Ma Padre Guido amava anche il silenzio e la natura. “Insegnava ai bambini a osservare le piante. Era cent’anni avanti” ci ha raccontato Paolo, mostrando le cisterne per la raccolta dell’acqua piovana che Padre Guido fece istallare ai due capi del campetto da calcio. “E questo è niente. Si era fatto arrivare da fuori una compostiera, che aveva piazzato nel cortile della scuola media. Era un uomo pratico, concreto, geniale.” Non tutti sanno che a Padre Guido risale anche il caminetto nella sala da pingpong. “Un giorno ci ha visto cuocere delle castagne in fondo al campetto” ha proseguito Paolo. “Ma che belle queste castagne, ci ha detto, e ci ha costruito il caminetto.”
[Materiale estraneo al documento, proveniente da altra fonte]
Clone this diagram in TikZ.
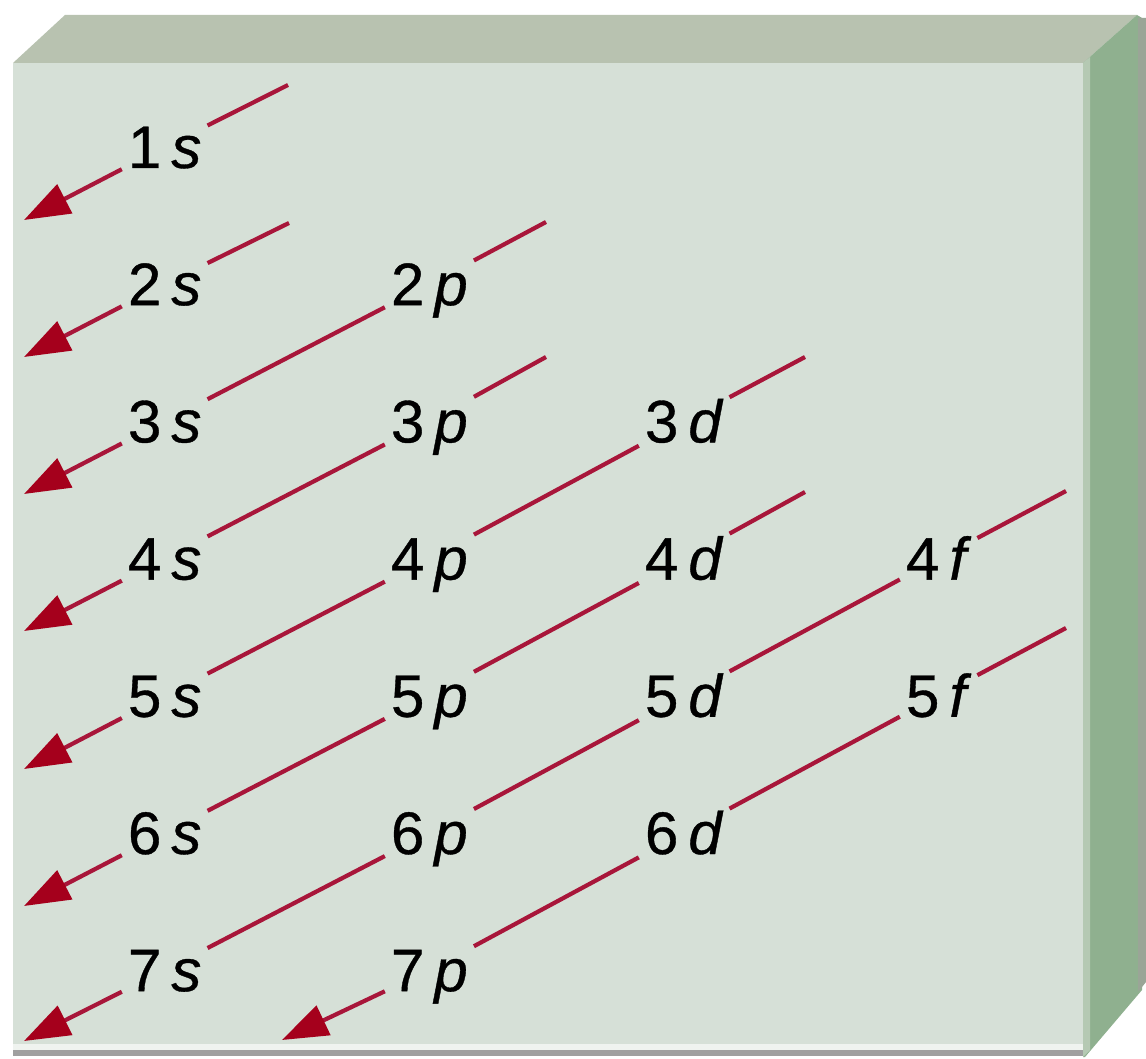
\documentclass[tikz,border=0pt]{standalone}
\usepackage{fontspec}
\setmainfont[FakeBold=0.6]{Liberation Sans}
\usetikzlibrary{arrows.meta}
\definecolor{face}{RGB}{214,224,215}
\definecolor{topf}{RGB}{184,194,176}
\definecolor{side}{RGB}{143,176,143}
\definecolor{sidehl}{RGB}{181,201,179}
\definecolor{sidedk}{RGB}{154,165,151}
\definecolor{shadow}{RGB}{160,160,160}
\definecolor{rline}{RGB}{168,22,58}
\definecolor{rhead}{RGB}{165,0,28}
\tikzset{
  lbl/.style={inner xsep=6pt, inner ysep=6pt, text height=42pt, text depth=0pt,
    font=\fontsize{60}{62}\selectfont, anchor=text},
  seg/.style={draw=rline, line width=4.2pt},
  arr/.style={seg, -{Triangle[length=46pt,width=32pt,color=rhead]}},
}
\newcommand{\orb}[2]{#1\kern10pt\textit{#2}}
\begin{document}
\begin{tikzpicture}[x=1pt,y=-1pt]
\useasboundingbox (0,0) rectangle (1146,1059);
\fill[white] (0,0) rectangle (1146,1059);
% box
\fill[shadow] (13,1046) rectangle (1086,1056);
\fill[face] (13,63) rectangle (1083,1050);
\fill[white!60!face] (13,1044) rectangle (1083,1050);
\fill[topf] (13,63) -- (65,15) -- (1137,15) -- (1083,63) -- cycle;
\fill[side] (1083,63) -- (1137,15) -- (1142,18) -- (1142,990) -- (1085,1057) -- (1083,1057) -- cycle;
\fill[sidehl] (1083,63) -- (1090,57) -- (1090,1050) -- (1083,1057) -- cycle;
\fill[sidedk] (1138,18) -- (1146,18) -- (1146,982) -- (1138,992) -- cycle;

% labels
\node[lbl] (s1) at (128,168) {\orb{1}{s}};
\node[lbl] (s2) at (128,305.2) {\orb{2}{s}};
\node[lbl] (p2) at (391,305.2) {\orb{2}{p}};
\node[lbl] (s3) at (128,442.4) {\orb{3}{s}};
\node[lbl] (p3) at (391,442.4) {\orb{3}{p}};
\node[lbl] (d3) at (645,442.4) {\orb{3}{d}};
\node[lbl] (s4) at (128,579.6) {\orb{4}{s}};
\node[lbl] (p4) at (391,579.6) {\orb{4}{p}};
\node[lbl] (d4) at (645,579.6) {\orb{4}{d}};
\node[lbl] (f4) at (906,579.6) {\orb{4}{f}};
\node[lbl] (s5) at (128,716.8) {\orb{5}{s}};
\node[lbl] (p5) at (391,716.8) {\orb{5}{p}};
\node[lbl] (d5) at (645,716.8) {\orb{5}{d}};
\node[lbl] (f5) at (906,716.8) {\orb{5}{f}};
\node[lbl] (s6) at (128,854) {\orb{6}{s}};
\node[lbl] (p6) at (391,854) {\orb{6}{p}};
\node[lbl] (d6) at (645,854) {\orb{6}{d}};
\node[lbl] (s7) at (128,991.2) {\orb{7}{s}};
\node[lbl] (p7) at (391,991.2) {\orb{7}{p}};

% free ends
\coordinate (e1) at (288,85);
\coordinate (e2) at (289,223);
\coordinate (e3) at (546,222);
\coordinate (e4) at (546,357);
\coordinate (e5) at (805,357);
\coordinate (e6) at (805,492);
\coordinate (e7) at (1066,491);
\coordinate (e8) at (1066,628);
\coordinate (t1) at (24,220);
\coordinate (t2) at (24,357);
\coordinate (t3) at (24,494);
\coordinate (t4) at (24,631);
\coordinate (t5) at (24,769);
\coordinate (t6) at (24,906);
\coordinate (t7) at (24,1041);
\coordinate (t8) at (282,1040);

% diagonals
\draw[seg] (s1) -- (e1); \draw[arr] (s1) -- (t1);
\draw[seg] (s2) -- (e2); \draw[arr] (s2) -- (t2);
\draw[seg] (p2) -- (e3); \draw[seg] (p2) -- (s3); \draw[arr] (s3) -- (t3);
\draw[seg] (p3) -- (e4); \draw[seg] (p3) -- (s4); \draw[arr] (s4) -- (t4);
\draw[seg] (d3) -- (e5); \draw[seg] (d3) -- (p4); \draw[seg] (p4) -- (s5); \draw[arr] (s5) -- (t5);
\draw[seg] (d4) -- (e6); \draw[seg] (d4) -- (p5); \draw[seg] (p5) -- (s6); \draw[arr] (s6) -- (t6);
\draw[seg] (f4) -- (e7); \draw[seg] (f4) -- (d5); \draw[seg] (d5) -- (p6); \draw[seg] (p6) -- (s7); \draw[arr] (s7) -- (t7);
\draw[seg] (f5) -- (e8); \draw[seg] (f5) -- (d6); \draw[seg] (d6) -- (p7); \draw[arr] (p7) -- (t8);
\end{tikzpicture}
\end{document}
Un uomo generoso e presente, di profonda cultura ma anche grande semplicità, rigoroso ma senza pretese, serio in chiesa e alla mano tra la gente. “A Padre Guido piaceva molto fare scherzi” raccontano all’oratorio. La sua vittima preferita, a quanto pare, era Gabriele, il sacrestano detto Er faciolo a cui, scherzi a parte, Padre Guido voleva molto bene: nel 2007 per i cinquant’anni di sacerdozio, fu proprio Gabriele a servire la messa.
Proveniente da un ambiente distante anni luce dalla Borgata Giardino (città del nord, famiglia facoltosa), riusciva a parlare con tutti e comprendere tutto. “A giugno partivamo con tre pulmini in gita per Torvajanica” ha proseguito Paolo. “Eravamo tre ragazzini per sedile, e una volta arrivati a chi mancava una cosa, a chi un’altra. Ma Padre Guido lo sapeva, pagava tutto di tasca sua.” Per l’iscrizione alla colonia estiva sostituì la retta obbligatoria con un’offerta volontaria a busta chiusa. All’inizio furono in molti a mostrare perplessità, gli stessi ragazzi consideravano la bella iniziativa destinata a morire. Ma poi le gite si ripeterono per anni e il tempo diede ragione a Padre Guido.
Di queste sfide e di queste vittorie sono costellati i 57 anni che il prete meneghino trascorse alla Garbatella. Cinquantasette anni che rivivono nei quaderni che ha continuamente riempito di annotazioni. Certo, come ogni cosa, anche questo ricordo è destinato a sbiadire. Arriverà un giorno in cui la sua ombra smetterà di aleggiare sul quartiere come una specie di angelo custode. Eppure, per ora è ancora tra noi. “Padre Guido non si può raccontare” ha continuato Paolo Moccia. E chissà cosa dirà il vescovo Apicella, che il 20 aprile alle 18:30 celebrerà una messa in suffragio. Se la chiesa sarà piena, com’è stato il giorno del funerale, Padre Guido vivrà ancora a lungo, vivrà in chi lo ricorda.